O Executivo venezuelano espera que a recuperação econômica comece em 2017, após um 2015 em que seu Produto Interno Bruto (PIB) caiu 5,7% e um 2016 que também deve fechar no vermelho. O Fundo Monetário Internacional, por outro lado, estima que a economia da Venezuela sofrerá em 2016 uma contração de até 10% do PIB e de 4,5% no ano que vem.

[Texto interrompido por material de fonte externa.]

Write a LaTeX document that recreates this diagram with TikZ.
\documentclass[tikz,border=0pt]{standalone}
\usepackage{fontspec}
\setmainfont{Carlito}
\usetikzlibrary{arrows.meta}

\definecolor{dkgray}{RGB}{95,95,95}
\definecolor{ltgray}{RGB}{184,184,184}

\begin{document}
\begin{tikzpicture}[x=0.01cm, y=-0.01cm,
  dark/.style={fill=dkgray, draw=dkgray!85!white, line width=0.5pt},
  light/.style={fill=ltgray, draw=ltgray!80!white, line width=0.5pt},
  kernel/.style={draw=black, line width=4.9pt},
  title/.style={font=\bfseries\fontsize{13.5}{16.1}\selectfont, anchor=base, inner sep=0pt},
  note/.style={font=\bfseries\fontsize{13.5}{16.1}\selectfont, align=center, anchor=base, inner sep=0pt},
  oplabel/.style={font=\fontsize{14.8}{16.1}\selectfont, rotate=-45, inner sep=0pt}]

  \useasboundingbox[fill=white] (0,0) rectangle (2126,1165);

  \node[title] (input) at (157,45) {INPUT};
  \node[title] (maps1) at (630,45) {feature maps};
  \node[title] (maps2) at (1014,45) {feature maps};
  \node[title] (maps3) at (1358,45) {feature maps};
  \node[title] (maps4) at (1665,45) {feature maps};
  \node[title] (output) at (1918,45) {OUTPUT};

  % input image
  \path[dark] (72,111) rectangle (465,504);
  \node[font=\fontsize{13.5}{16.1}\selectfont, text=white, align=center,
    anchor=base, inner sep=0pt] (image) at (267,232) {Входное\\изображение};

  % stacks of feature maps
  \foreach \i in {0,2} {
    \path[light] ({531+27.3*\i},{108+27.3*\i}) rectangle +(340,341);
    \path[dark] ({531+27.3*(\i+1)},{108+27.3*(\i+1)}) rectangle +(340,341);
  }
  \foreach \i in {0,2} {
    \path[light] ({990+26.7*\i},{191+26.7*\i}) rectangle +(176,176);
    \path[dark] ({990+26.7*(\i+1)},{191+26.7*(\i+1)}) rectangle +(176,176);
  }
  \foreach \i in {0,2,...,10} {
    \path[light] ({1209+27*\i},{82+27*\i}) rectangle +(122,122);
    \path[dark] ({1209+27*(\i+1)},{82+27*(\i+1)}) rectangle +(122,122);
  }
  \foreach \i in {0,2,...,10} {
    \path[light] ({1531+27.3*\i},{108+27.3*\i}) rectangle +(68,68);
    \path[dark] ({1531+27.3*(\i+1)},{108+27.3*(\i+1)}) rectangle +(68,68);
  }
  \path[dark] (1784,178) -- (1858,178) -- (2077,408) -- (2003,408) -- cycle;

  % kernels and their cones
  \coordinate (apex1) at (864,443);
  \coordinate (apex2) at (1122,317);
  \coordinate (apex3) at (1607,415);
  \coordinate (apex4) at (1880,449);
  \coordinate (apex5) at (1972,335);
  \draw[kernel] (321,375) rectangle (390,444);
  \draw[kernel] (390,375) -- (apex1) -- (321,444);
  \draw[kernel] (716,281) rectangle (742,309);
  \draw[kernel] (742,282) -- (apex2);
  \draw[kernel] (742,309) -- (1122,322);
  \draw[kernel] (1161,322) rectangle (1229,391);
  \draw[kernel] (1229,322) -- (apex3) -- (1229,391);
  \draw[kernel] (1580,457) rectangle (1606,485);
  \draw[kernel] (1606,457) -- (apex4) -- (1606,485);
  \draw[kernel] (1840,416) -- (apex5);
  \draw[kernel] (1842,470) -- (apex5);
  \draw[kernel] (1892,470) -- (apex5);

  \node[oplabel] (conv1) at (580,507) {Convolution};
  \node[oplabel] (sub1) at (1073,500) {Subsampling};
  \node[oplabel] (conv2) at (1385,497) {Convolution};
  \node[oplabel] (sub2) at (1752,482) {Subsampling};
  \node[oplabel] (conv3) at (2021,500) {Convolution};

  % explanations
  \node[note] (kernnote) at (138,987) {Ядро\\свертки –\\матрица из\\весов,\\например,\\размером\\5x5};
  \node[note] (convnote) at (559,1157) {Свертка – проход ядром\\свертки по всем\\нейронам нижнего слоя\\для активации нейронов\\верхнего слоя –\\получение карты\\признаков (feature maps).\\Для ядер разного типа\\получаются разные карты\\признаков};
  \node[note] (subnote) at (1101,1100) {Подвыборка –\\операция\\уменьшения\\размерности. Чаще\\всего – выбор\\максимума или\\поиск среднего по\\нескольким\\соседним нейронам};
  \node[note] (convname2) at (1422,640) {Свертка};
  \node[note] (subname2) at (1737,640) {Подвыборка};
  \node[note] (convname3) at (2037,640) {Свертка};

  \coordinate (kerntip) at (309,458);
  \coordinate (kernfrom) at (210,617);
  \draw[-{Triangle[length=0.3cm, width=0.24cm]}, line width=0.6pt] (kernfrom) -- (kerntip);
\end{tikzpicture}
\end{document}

Outro dos objetivos da viagem de Maduro a Istambul foi reforçar “a aliança” com a Turquia, país com quem assinou vários acordos, dentre os quais se destacam a formação de um fundo de investimento para apoiar projetos conjuntos – cuja quantia por enquanto é desconhecida – e o projeto de transporte de coque de petróleo venezuelano, que interessa aos turcos. Foi acertado também o fornecimento de combustível por parte da petrolífera estatal venezuelana PDVSA à empresa turca de cruzeiros Global Liman e à companhia aérea Turkish Airlines, que iniciará seus voos a Caracas a partir de dezembro. “A Turquia é uma potência emergente das mais poderosas, e a Venezuela uma potência em construção. Temos a possibilidade de crescermos juntos”, afirmou o mandatário chavista sobre seu novo parceiro, um país membro da OTAN e candidato à adesão à UE, mas que nos últimos meses se aproximou da Rússia.

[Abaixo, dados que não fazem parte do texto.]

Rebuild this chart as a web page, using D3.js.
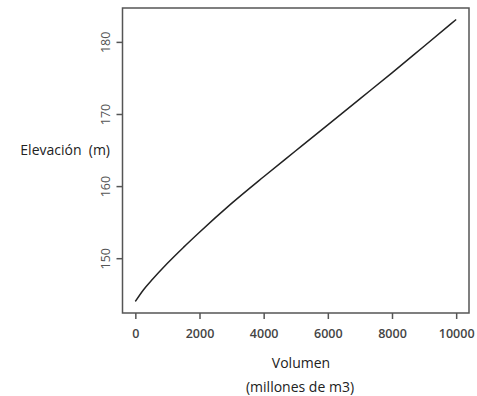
<!DOCTYPE html>
<html>
<head>
<meta charset="utf-8">
<script src="https://cdn.jsdelivr.net/npm/d3@7"></script>
<style>
  body { margin: 0; background: #fff; }
  text { font-family: "Open Sans", sans-serif; }
</style>
</head>
<body>
<div id="chart"></div>
<script>
var volumen = [0, 250, 500, 1000, 1500, 2000, 3000, 4000, 5000, 6000, 7000, 8000, 9000, 10000];
var elevacion = [144.0, 145.6, 146.9, 149.3, 151.5, 153.6, 157.6, 161.3, 164.9, 168.5, 172.1, 175.7, 179.4, 183.1];
var xTicks = [0, 2000, 4000, 6000, 8000, 10000];
var yTicks = [150, 160, 170, 180];

var width = 477;
var height = 396;

var data = volumen.map(function(v, i) { return { v: v, e: elevacion[i] }; });

var svg = d3.select("#chart")
  .append("svg")
  .attr("width", width)
  .attr("height", height);

var x = d3.scaleLinear().domain([-400, 10400]).range([122.5, 469]);
var y = d3.scaleLinear().domain([142.4, 184.7]).range([313, 8]);

// frame
svg.append("rect")
  .attr("x", x.range()[0])
  .attr("y", y.range()[1])
  .attr("width", x.range()[1] - x.range()[0])
  .attr("height", y.range()[0] - y.range()[1])
  .style("fill", "none")
  .style("stroke", "#555")
  .style("stroke-width", 1.5);

// x axis
var xAxis = svg.append("g")
  .attr("transform", "translate(0," + y.range()[0] + ")")
  .call(d3.axisBottom(x).tickValues(xTicks).tickSize(6).tickPadding(10).tickFormat(d3.format("d")));
xAxis.select(".domain").remove();
xAxis.selectAll("line").style("stroke", "#555").style("stroke-width", 1.5);
xAxis.selectAll("text")
  .style("font-family", "'Open Sans', sans-serif")
  .style("font-size", "12.5px")
  .style("font-weight", "600")
  .style("fill", "#444");

// y axis
var yAxis = svg.append("g")
  .attr("transform", "translate(" + x.range()[0] + ",0)")
  .call(d3.axisLeft(y).tickValues(yTicks).tickSize(6).tickPadding(0));
yAxis.select(".domain").remove();
yAxis.selectAll("line").style("stroke", "#555").style("stroke-width", 1.5);
yAxis.selectAll("text")
  .attr("x", null).attr("dy", null)
  .attr("text-anchor", "middle")
  .attr("transform", "translate(-17,0) rotate(-90)")
  .attr("dy", "0.35em")
  .style("font-family", "'Open Sans', sans-serif")
  .style("font-size", "12.5px")
  .style("fill", "#555");

// curve
var line = d3.line()
  .x(function(d) { return x(d.v); })
  .y(function(d) { return y(d.e); })
  .curve(d3.curveMonotoneX);

svg.append("path")
  .datum(data)
  .attr("d", line)
  .style("fill", "none")
  .style("stroke", "#222")
  .style("stroke-width", 1.5);

// labels
svg.append("text")
  .attr("x", 110)
  .attr("y", 155)
  .attr("text-anchor", "end")
  .style("white-space", "pre")
  .style("font-size", "14px")
  .style("font-weight", "500")
  .style("fill", "#222")
  .text("Elevación  (m)");

svg.append("text")
  .attr("x", 301)
  .attr("y", 368)
  .attr("text-anchor", "middle")
  .style("font-size", "14px")
  .style("font-weight", "500")
  .style("fill", "#222")
  .text("Volumen");

svg.append("text")
  .attr("x", 300)
  .attr("y", 392)
  .attr("text-anchor", "middle")
  .style("font-size", "14px")
  .style("font-weight", "500")
  .style("fill", "#222")
  .text("(millones de m3)");
</script>
</body>
</html>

O presidente venezuelano anunciou na terça-feira que seu homólogo turco, Recep Tayyip Erdogan, viajará à Venezuela no começo do próximo ano para consolidar os novos laços e comparou a tentativa de golpe militar sofrida pela Turquia em 15 de julho com “os contínuos golpes que a Venezuela enfrenta”. O islamista e conservador Erdogan insinuou a participação de “forças externas” no golpe fracassado – supostamente perpetrado por seguidores de uma congregação muçulmana semelhante à organização católica Opus Dei – e alguns de seus ministros acusaram diretamente os EUA de orquestrar o complô, após o qual se iniciou uma perseguição muito criticada pelas organizações de direitos humanos, com pelo menos 30.000 presos e mais de 100.000 funcionários demitidos da Administração. Já em agosto, Maduro alertou a oposição de que “se a direita [venezuelana] atravessar a fronteira do golpismo” sua resposta faria Erdogan parecer “uma criança de colo”.